National Edition

1 in 12 households headed by single dad, Pew study finds

Published: Thursday, July 4 2013 11:10 p.m. MDT

"Dads are more interested and involved than in the past," said Stephanie Coontz, co-chair of the Council on Contemporary Families. "Married dads are tripling the amount of child care they provide. Unmarried dads, as well. Divorced dads are much more likely to ask for joint custody. Even unmarried dads see they have a legitimate interest in getting involved."

Gender roles are less defined than in 1960. Coontz said that just as laws have changed to give women more equal access to the workplace, they are providing men with more equal access to family life, including an increase in joint custody presumption.

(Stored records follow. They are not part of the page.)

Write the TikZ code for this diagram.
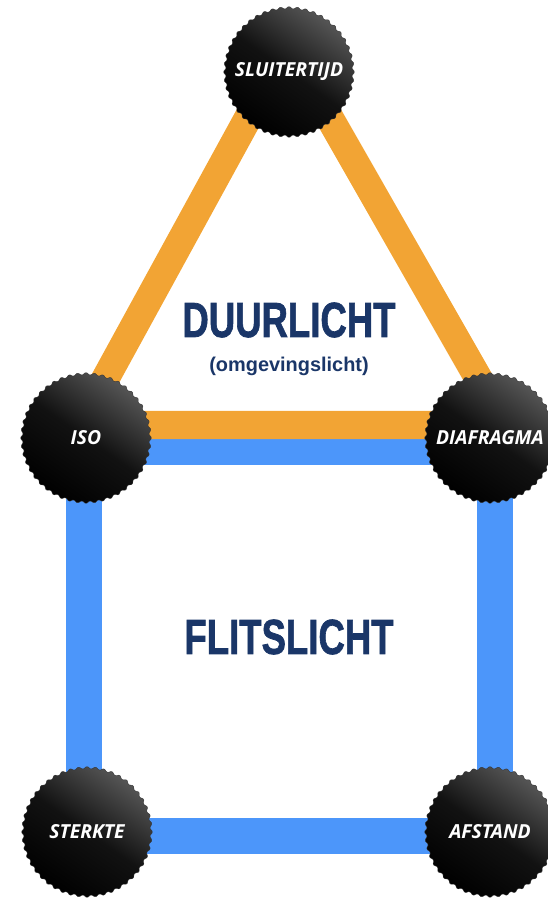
\documentclass[tikz,border=0pt]{standalone}
\usepackage{fontspec}
\setmainfont{Liberation Sans}
\setsansfont{Open Sans}
\newfontfamily\dikfont[BoldFeatures={FakeBold=1.6}]{Liberation Sans}
\usetikzlibrary{shapes.geometric,calc}
\definecolor{duurorange}{RGB}{242,164,52}
\definecolor{flitsblue}{RGB}{76,150,250}
\definecolor{titelblauw}{RGB}{26,54,104}
\newcommand{\knoptekst}[1]{\makebox[0pt]{#1}}

\tikzset{
	knop/.style={star,star points=48,star point ratio=1.05,minimum size=3.95cm,inner sep=0pt,
		rounded corners=0.9pt,top color=black!66,bottom color=black,middle color=black!93,shading angle=-35,
		draw=black!80,line width=0.3pt,text=white,font=\sffamily\bfseries\itshape\fontsize{16.5}{19}\selectfont},
	titel/.style={text=titelblauw,inner sep=0pt,font=\dikfont\bfseries\fontsize{40}{44}\selectfont},
	oranjebalk/.style={draw=duurorange,line width=24pt,line join=miter},
	blauwbalk/.style={draw=flitsblue,line width=30pt,line join=miter}
}

\begin{document}
\begin{tikzpicture}[x=0.03cm,y=-0.03cm]
		\useasboundingbox (0,0) rectangle (547,900);
		% knoppen
		\coordinate (SLc) at (289,72);
		\coordinate (ISOc) at (86,438);
		\coordinate (DIAc) at (490,438);
		\coordinate (STEc) at (87,832);
		\coordinate (AFSc) at (490,832);
		% flitslicht (vierkant)
		\draw[blauwbalk] ($(ISOc)+(-2,9)$) -- ($(DIAc)+(5,9)$) -- ($(AFSc)+(5,4)$) -- ($(STEc)+(-3,4)$) -- cycle;
		% duurlicht (driehoek)
		\draw[oranjebalk] ($(SLc)+(-1,-27)$) -- ($(DIAc)+(15,-13)$) -- ($(ISOc)+(-6,-13)$) -- cycle;
		\node[knop] (SL) at (SLc) {\knoptekst{SLUITERTIJD}};
		\node[knop] (ISO) at (ISOc) {\knoptekst{ISO}};
		\node[knop] (DIA) at (DIAc) {\knoptekst{DIAFRAGMA}};
		\node[knop] (STE) at (STEc) {\knoptekst{STERKTE}};
		\node[knop] (AFS) at (AFSc) {\knoptekst{AFSTAND}};
		% titels
		\node[titel] (DL) at (289,320) {\scalebox{0.78}[1.05]{DUURLICHT}};
		\node[text=titelblauw,font=\bfseries\fontsize{17}{20}\selectfont] (OG) at (289,366) {(omgevingslicht)};
		\node[titel] (FL) at (289,637) {\scalebox{0.78}[1.05]{FLITSLICHT}};
\end{tikzpicture}
\end{document}
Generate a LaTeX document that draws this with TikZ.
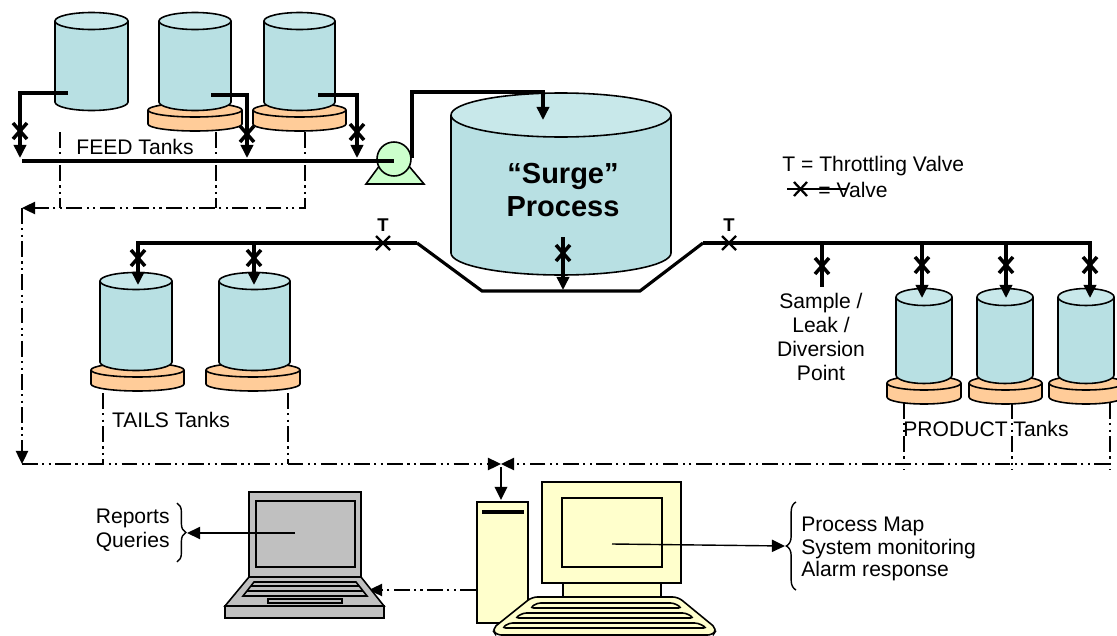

"These are all very big changes that only occurred in the past 30 years," Coontz said.

It's important, Coontz said, for parents to be amicable for the sake of the children, even if their personal relationship has broken.

The increased hands-on parenting involvement of men comes with the upside that men tend to earn more income, she said. On the downside, "many men are less experienced in terms of talking about intimate things with kids and in terms of understanding the kind of supervision involved," Coontz said. "It's not inherent. But men of good will can learn this."

The increase in men who are single-father heads of household, while relatively new, also harks back to an earlier era, Coontz said. During the Revolutionary through Civil Wars, men typically were awarded custody of their children. Then it swung so that women usually received custody.

"Now there is more joint custody, which is potentially more fair, but it means a woman who is pregnant has to stop assuming the baby is totally her deal. And man has got to stop seeing it as a power play in terms of relationships with women and be sure he is interested in the kid's welfare," Coontz said.